-- GIVEN DATA --

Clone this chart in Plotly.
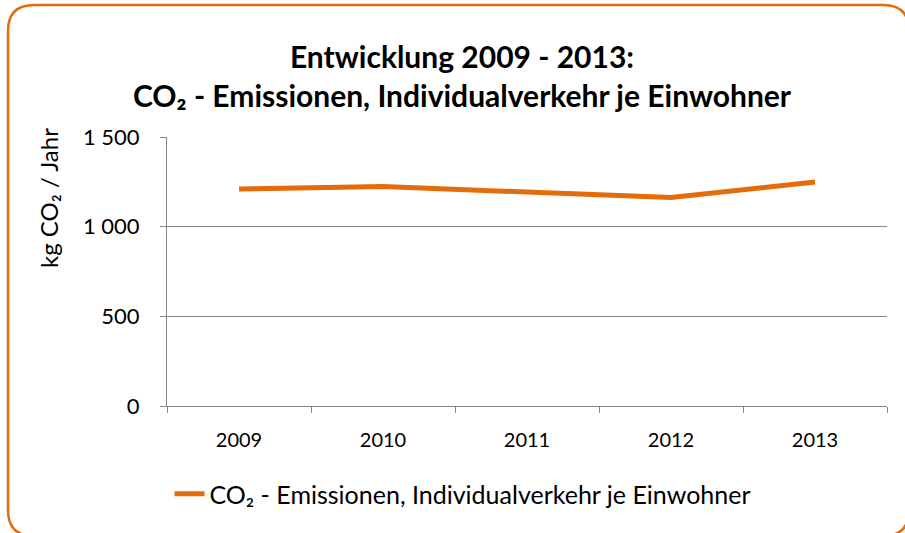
import plotly.graph_objects as go

years = ["2009", "2010", "2011", "2012", "2013"]
co2_per_capita = [1210, 1224, 1193, 1163, 1249]
y_tick_vals = [0, 500, 1000, 1500]
y_tick_text = ["0", "500", "1 000", "1 500"]

series_name = "CO₂ - Emissionen, Individualverkehr je Einwohner"
title_text = "<b>Entwicklung 2009 - 2013:<br>CO₂ - Emissionen, Individualverkehr je Einwohner</b>"
y_title = "kg CO₂ / Jahr"

FONT = "Lato"
ORANGE = "#E46C0A"
GRID = "#868686"

W, H = 905, 533
L, R, T, B = 167, 18, 137, 127
pw, ph = W - L - R, H - T - B


def px2paper(x, y):
    return (x - L) / pw, (H - B - y) / ph


fig = go.Figure()
fig.add_trace(go.Scatter(
    x=years, y=co2_per_capita, mode="lines", name=series_name,
    line=dict(color=ORANGE, width=5),
))

# rounded border in paper coordinates (extends slightly past the right/bottom edge)
x0, y0, x1, y1, r = 8, 5, 909, 536, 26
def P(x, y):
    a, b = px2paper(x, y)
    return f"{a:.5f},{b:.5f}"
path = (f"M {P(x0 + r, y0)} L {P(x1 - r, y0)} Q {P(x1, y0)} {P(x1, y0 + r)} "
        f"L {P(x1, y1 - r)} Q {P(x1, y1)} {P(x1 - r, y1)} "
        f"L {P(x0 + r, y1)} Q {P(x0, y1)} {P(x0, y1 - r)} "
        f"L {P(x0, y0 + r)} Q {P(x0, y0)} {P(x0 + r, y0)} Z")
fig.add_shape(type="path", path=path, xref="paper", yref="paper",
              line=dict(color=ORANGE, width=2.5), layer="below")

# y-axis title placed near the top, like the original
fig.add_annotation(text=y_title, textangle=-90, xref="paper", yref="paper",
                   x=px2paper(48, 198)[0], y=px2paper(48, 198)[1],
                   xanchor="center", yanchor="middle", showarrow=False,
                   font=dict(family=FONT, size=24, color="#000000"))

fig.update_layout(
    width=W, height=H,
    margin=dict(l=L, r=R, t=T, b=B, autoexpand=False),
    paper_bgcolor="white", plot_bgcolor="white",
    font=dict(family=FONT, color="#000000", size=20),
    title=dict(text=title_text, x=462 / W, xanchor="center", xref="container",
               yref="container", y=1 - 68 / H, yanchor="middle",
               font=dict(family=FONT, size=30, color="#000000")),
    showlegend=True,
    legend=dict(orientation="h", xref="container", x=463 / W, xanchor="center",
                y=-(494 - 406) / ph, yanchor="middle",
                font=dict(family=FONT, size=25, color="#000000")),
    xaxis=dict(type="category", range=[-0.5, 4.5], tickson="boundaries",
               ticks="outside", ticklen=6, automargin=False,
               tickcolor=GRID, showline=True, linecolor=GRID, linewidth=1,
               showgrid=False, ticklabelstandoff=16,
               tickfont=dict(family=FONT, size=20, color="#000000")),
    yaxis=dict(range=[0, 1500], tickvals=y_tick_vals, ticktext=y_tick_text,
               ticks="outside", ticklen=6, tickcolor=GRID, showline=True,
               automargin=False,
               linecolor=GRID, linewidth=1, showgrid=True, gridcolor=GRID,
               gridwidth=1, zeroline=False, ticklabelstandoff=16,
               tickfont=dict(family=FONT, size=22, color="#000000")),
)

fig.write_html("out.html", config={"displayModeBar": False},
               post_script="document.body.style.margin='0';")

-- EXERCISE AIM --
From the listing, extract all text exactly as given and drop any picture.

-- OUTPUT FOR THIS EXERCISE --
Clone this chart in Plotly.
import plotly.graph_objects as go

years = ["2009", "2010", "2011", "2012", "2013"]
co2_per_capita = [1210, 1224, 1193, 1163, 1249]
y_tick_vals = [0, 500, 1000, 1500]
y_tick_text = ["0", "500", "1 000", "1 500"]

series_name = "CO₂ - Emissionen, Individualverkehr je Einwohner"
title_text = "<b>Entwicklung 2009 - 2013:<br>CO₂ - Emissionen, Individualverkehr je Einwohner</b>"
y_title = "kg CO₂ / Jahr"

FONT = "Lato"
ORANGE = "#E46C0A"
GRID = "#868686"

W, H = 905, 533
L, R, T, B = 167, 18, 137, 127
pw, ph = W - L - R, H - T - B


def px2paper(x, y):
    return (x - L) / pw, (H - B - y) / ph


fig = go.Figure()
fig.add_trace(go.Scatter(
    x=years, y=co2_per_capita, mode="lines", name=series_name,
    line=dict(color=ORANGE, width=5),
))

# rounded border in paper coordinates (extends slightly past the right/bottom edge)
x0, y0, x1, y1, r = 8, 5, 909, 536, 26
def P(x, y):
    a, b = px2paper(x, y)
    return f"{a:.5f},{b:.5f}"
path = (f"M {P(x0 + r, y0)} L {P(x1 - r, y0)} Q {P(x1, y0)} {P(x1, y0 + r)} "
        f"L {P(x1, y1 - r)} Q {P(x1, y1)} {P(x1 - r, y1)} "
        f"L {P(x0 + r, y1)} Q {P(x0, y1)} {P(x0, y1 - r)} "
        f"L {P(x0, y0 + r)} Q {P(x0, y0)} {P(x0 + r, y0)} Z")
fig.add_shape(type="path", path=path, xref="paper", yref="paper",
              line=dict(color=ORANGE, width=2.5), layer="below")

# y-axis title placed near the top, like the original
fig.add_annotation(text=y_title, textangle=-90, xref="paper", yref="paper",
                   x=px2paper(48, 198)[0], y=px2paper(48, 198)[1],
                   xanchor="center", yanchor="middle", showarrow=False,
                   font=dict(family=FONT, size=24, color="#000000"))

fig.update_layout(
    width=W, height=H,
    margin=dict(l=L, r=R, t=T, b=B, autoexpand=False),
    paper_bgcolor="white", plot_bgcolor="white",
    font=dict(family=FONT, color="#000000", size=20),
    title=dict(text=title_text, x=462 / W, xanchor="center", xref="container",
               yref="container", y=1 - 68 / H, yanchor="middle",
               font=dict(family=FONT, size=30, color="#000000")),
    showlegend=True,
    legend=dict(orientation="h", xref="container", x=463 / W, xanchor="center",
                y=-(494 - 406) / ph, yanchor="middle",
                font=dict(family=FONT, size=25, color="#000000")),
    xaxis=dict(type="category", range=[-0.5, 4.5], tickson="boundaries",
               ticks="outside", ticklen=6, automargin=False,
               tickcolor=GRID, showline=True, linecolor=GRID, linewidth=1,
               showgrid=False, ticklabelstandoff=16,
               tickfont=dict(family=FONT, size=20, color="#000000")),
    yaxis=dict(range=[0, 1500], tickvals=y_tick_vals, ticktext=y_tick_text,
               ticks="outside", ticklen=6, tickcolor=GRID, showline=True,
               automargin=False,
               linecolor=GRID, linewidth=1, showgrid=True, gridcolor=GRID,
               gridwidth=1, zeroline=False, ticklabelstandoff=16,
               tickfont=dict(family=FONT, size=22, color="#000000")),
)

fig.write_html("out.html", config={"displayModeBar": False},
               post_script="document.body.style.margin='0';")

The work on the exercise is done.